The Milestone of Failure
One cannot ignore the milestone that was their final PLE match. It lasted 4 minutes and 22 seconds and featured exactly zero successful defensive counters from the Wyatt Sicks. It was a statistical squash that signaled the office had given up on the project. When a group with that much investment behind them is booked to lose that decisively, it is rarely a 'storyline' choice; it is a declaration of failed ROI. Their release was the inevitable conclusion of a project that prioritized the aesthetic over the athletic to a degree that became unsustainable.
Final Analysis: The Cost of the Mystery
Looking back at the 24-month trajectory, the Wyatt Sicks represent a cautionary tale in data-driven booking. They succeeded in the 'Hook' phase (attracting eyeballs) but failed in the 'Retention' phase (keeping them). Their 74% drop in YouTube engagement over two years is the definitive metric of their decline. They became a group that fans would watch on a highlight reel but wouldn't sit through a live match to see. That distinction is the difference between a main-event faction and a group booking indie dates in 2026.

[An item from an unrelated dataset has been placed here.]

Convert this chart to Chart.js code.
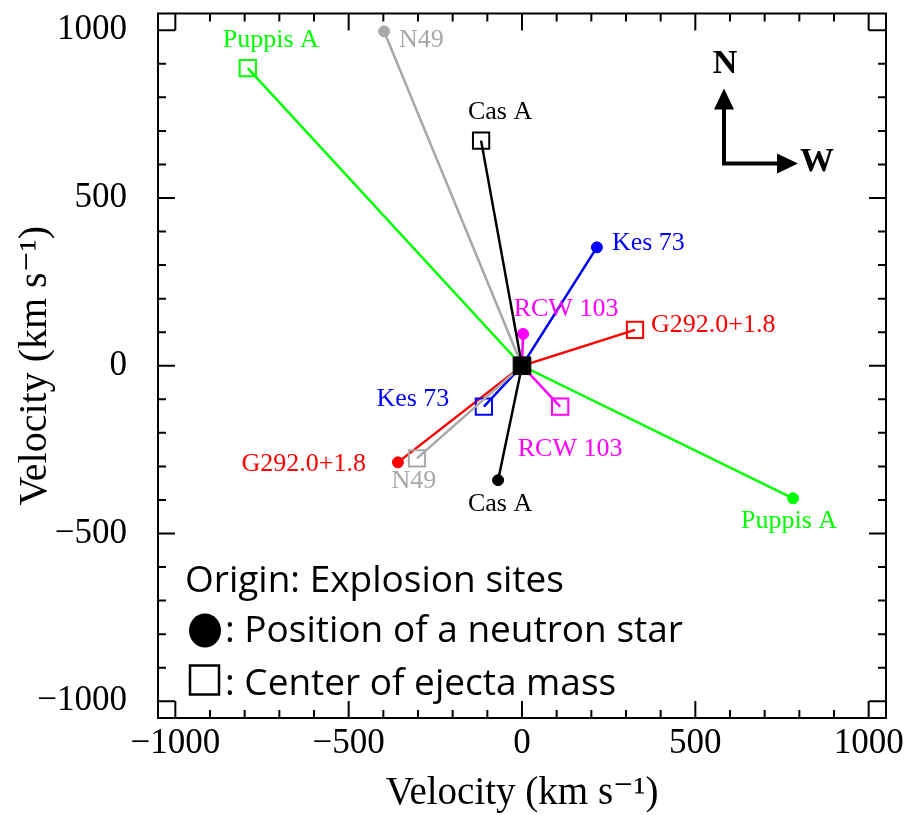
<!DOCTYPE html>
<html>
<head>
<meta charset="utf-8">
<script src="https://cdn.jsdelivr.net/npm/chart.js@4.4.1/dist/chart.umd.min.js"></script>
<style>
html, body { margin: 0; padding: 0; background: #fff; }
#wrap { width: 906px; height: 815px; }
</style>
</head>
<body>
<div id="wrap"><canvas id="myChart" width="906" height="815"></canvas></div>
<script>
//Remanentes, el mismo orden en todas las listas
const remanentes = ['Puppis A', 'N49', 'Cas A', 'Kes 73', 'RCW 103', 'G292.0+1.8'];
//Posicion de la estrella de neutrones (km/s)
const nsX = [782, -398, -69, 216, 3, -358];
const nsY = [-395, 997, -341, 353, 95, -288];
//Centro de masa del material eyectado (km/s)
const ejX = [-791, -303, -118, -110, 110, 326];
const ejY = [887, -276, 671, -122, -122, 107];
//Sitio de la explosion
const origenX = [0];
const origenY = [0];
//Marcas de los ejes
const ticksMayores = [-1000, -500, 0, 500, 1000];
const ticksMenores = [-1000, -900, -800, -700, -600, -500, -400, -300, -200, -100, 0, 100, 200, 300, 400, 500, 600, 700, 800, 900, 1000];
const ejeMin = -1050;
const ejeMax = 1050;

const colores = ['#00ff00', '#a8a8a8', '#000000', '#0000ff', '#ff00ff', '#ff0000'];
//Desplazamiento de las etiquetas en px: [dx, dy, alineacion]
const etiquetaEj = [[23, -28, 'center'], [-3, 23, 'center'], [19, -28, 'center'], [-71, -8, 'center'], [10, 42, 'center'], [16, -5, 'left']];
const etiquetaNs = [[-4, 23, 'center'], [15, 9, 'left'], [2, 24, 'center'], [15, -4, 'left'], [43, -25, 'center'], [-32, 2, 'right']];

const serif = "'Liberation Serif', 'DejaVu Serif', serif";

function formato(v) {
    return v < 0 ? '\u2212' + Math.abs(v) : '' + v;
}

//Un dataset por remanente: eyecta -> origen -> estrella de neutrones
var datasets = [{
    label: 'Origen',
    data: origenX.map((x, i) => ({x: x, y: origenY[i]})),
    pointStyle: 'rect',
    pointRadius: 12.5,
    backgroundColor: '#000',
    borderColor: '#000',
    borderWidth: 1,
    showLine: false,
    order: 0
}];
remanentes.forEach((nombre, i) => {
    datasets.push({
        label: nombre,
        data: [{x: ejX[i], y: ejY[i]}, {x: origenX[0], y: origenY[0]}, {x: nsX[i], y: nsY[i]}],
        showLine: true,
        borderColor: colores[i],
        borderWidth: 2.5,
        tension: 0,
        pointStyle: ['rect', 'circle', 'circle'],
        pointRadius: [11.5, 0, 5.5],
        pointBorderWidth: [2, 0, 1],
        pointBackgroundColor: ['rgba(0,0,0,0)', colores[i], colores[i]],
        pointBorderColor: colores[i],
        order: 1
    });
});

//Marco, marcas hacia adentro, etiquetas, brujula y leyenda
const decoracion = {
    id: 'decoracion',
    afterDraw(chart) {
        const ctx = chart.ctx;
        const a = chart.chartArea;
        const sx = chart.scales.x;
        const sy = chart.scales.y;
        ctx.save();
        ctx.strokeStyle = '#000';
        ctx.lineWidth = 2;
        ctx.strokeRect(a.left, a.top, a.right - a.left, a.bottom - a.top);
        ctx.beginPath();
        ticksMenores.forEach(v => {
            const largo = ticksMayores.includes(v) ? 17 : 8;
            const px = sx.getPixelForValue(v);
            ctx.moveTo(px, a.bottom); ctx.lineTo(px, a.bottom - largo);
            ctx.moveTo(px, a.top); ctx.lineTo(px, a.top + largo);
            const py = sy.getPixelForValue(v);
            ctx.moveTo(a.left, py); ctx.lineTo(a.left + largo, py);
            ctx.moveTo(a.right, py); ctx.lineTo(a.right - largo, py);
        });
        ctx.stroke();

        //Nombres de los remanentes
        ctx.font = '26px ' + serif;
        ctx.textBaseline = 'middle';
        remanentes.forEach((nombre, i) => {
            ctx.fillStyle = colores[i];
            var e = etiquetaEj[i];
            ctx.textAlign = e[2];
            ctx.fillText(nombre, sx.getPixelForValue(ejX[i]) + e[0], sy.getPixelForValue(ejY[i]) + e[1]);
            var n = etiquetaNs[i];
            ctx.textAlign = n[2];
            ctx.fillText(nombre, sx.getPixelForValue(nsX[i]) + n[0], sy.getPixelForValue(nsY[i]) + n[1]);
        });

        //Brujula
        const cx = a.left + 566, cy = a.top + 150;
        ctx.fillStyle = '#000';
        ctx.lineWidth = 4;
        ctx.beginPath();
        ctx.moveTo(cx, cy - 60); ctx.lineTo(cx, cy); ctx.lineTo(cx + 58, cy);
        ctx.stroke();
        ctx.beginPath();
        ctx.moveTo(cx, cy - 75); ctx.lineTo(cx - 10, cy - 54); ctx.lineTo(cx + 10, cy - 54); ctx.closePath();
        ctx.fill();
        ctx.beginPath();
        ctx.moveTo(cx + 74, cy); ctx.lineTo(cx + 53, cy - 10); ctx.lineTo(cx + 53, cy + 10); ctx.closePath();
        ctx.fill();
        ctx.font = 'bold 34px ' + serif;
        ctx.textAlign = 'center';
        ctx.fillText('N', cx + 1, cy - 99);
        ctx.fillText('W', cx + 93, cy - 1);

        //Leyenda
        const lx = a.left + 27;
        ctx.font = "37px 'Open Sans', 'Noto Sans', sans-serif";
        ctx.textAlign = 'left';
        ctx.textBaseline = 'alphabetic';
        ctx.fillText('Origin: Explosion sites', lx, a.top + 578);
        ctx.beginPath();
        ctx.ellipse(lx + 20, a.top + 617, 16, 17, 0, 0, Math.PI * 2);
        ctx.fill();
        ctx.fillText(': Position of a neutron star', lx + 40, a.top + 628);
        ctx.lineWidth = 2.5;
        ctx.strokeRect(lx + 5, a.top + 652, 29, 29);
        ctx.fillText(': Center of ejecta mass', lx + 40, a.top + 681);
        ctx.restore();
    }
};

var myChart = new Chart(document.getElementById('myChart'), {
    type: 'scatter',
    data: { datasets: datasets },
    options: {
        responsive: false,
        animation: false,
        layout: { padding: { top: 10, right: 20, left: 0, bottom: 0 } },
        plugins: { legend: { display: false }, tooltip: { enabled: false } },
        scales: {
            x: {
                type: 'linear',
                min: ejeMin,
                max: ejeMax,
                afterBuildTicks: s => { s.ticks = ticksMayores.map(v => ({value: v})); },
                afterFit: s => { s.height = 97; s.paddingLeft = 0; s.paddingRight = 0; },
                grid: { display: false, drawTicks: false },
                border: { display: false },
                ticks: { padding: 5, autoSkip: false, maxRotation: 0, color: '#000', font: { family: serif, size: 35 }, callback: formato },
                title: { display: true, text: 'Velocity (km s\u207B\u00B9)', color: '#000', font: { family: serif, size: 39 }, padding: { top: 0, bottom: -2 } }
            },
            y: {
                type: 'linear',
                min: ejeMin,
                max: ejeMax,
                afterBuildTicks: s => { s.ticks = ticksMayores.map(v => ({value: v})); },
                afterFit: s => { s.width = 158; s.paddingTop = 0; s.paddingBottom = 0; },
                grid: { display: false, drawTicks: false },
                border: { display: false },
                ticks: { padding: 31, autoSkip: false, color: '#000', font: { family: serif, size: 35 }, callback: formato },
                title: { display: true, text: 'Velocity (km s\u207B\u00B9)', color: '#000', font: { family: serif, size: 40 }, padding: { top: 11, bottom: 0 } }
            }
        }
    },
    plugins: [decoracion]
});
</script>
</body>
</html>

The critical failure was the inability to integrate the 'Sicks' into the broader competitive structure of the roster. They existed in a vacuum, feuding with themselves or with mid-carders who gained nothing from the association. By the time they reached the 18-month mark—the typical 'cliff' for high-concept characters—they had no meaningful wins and a mounting list of tactical errors. Their first indie appearance will be a referendum on whether the individuals behind the masks can actually wrestle, or if they were merely props in a very expensive horror movie that finally ran out of film.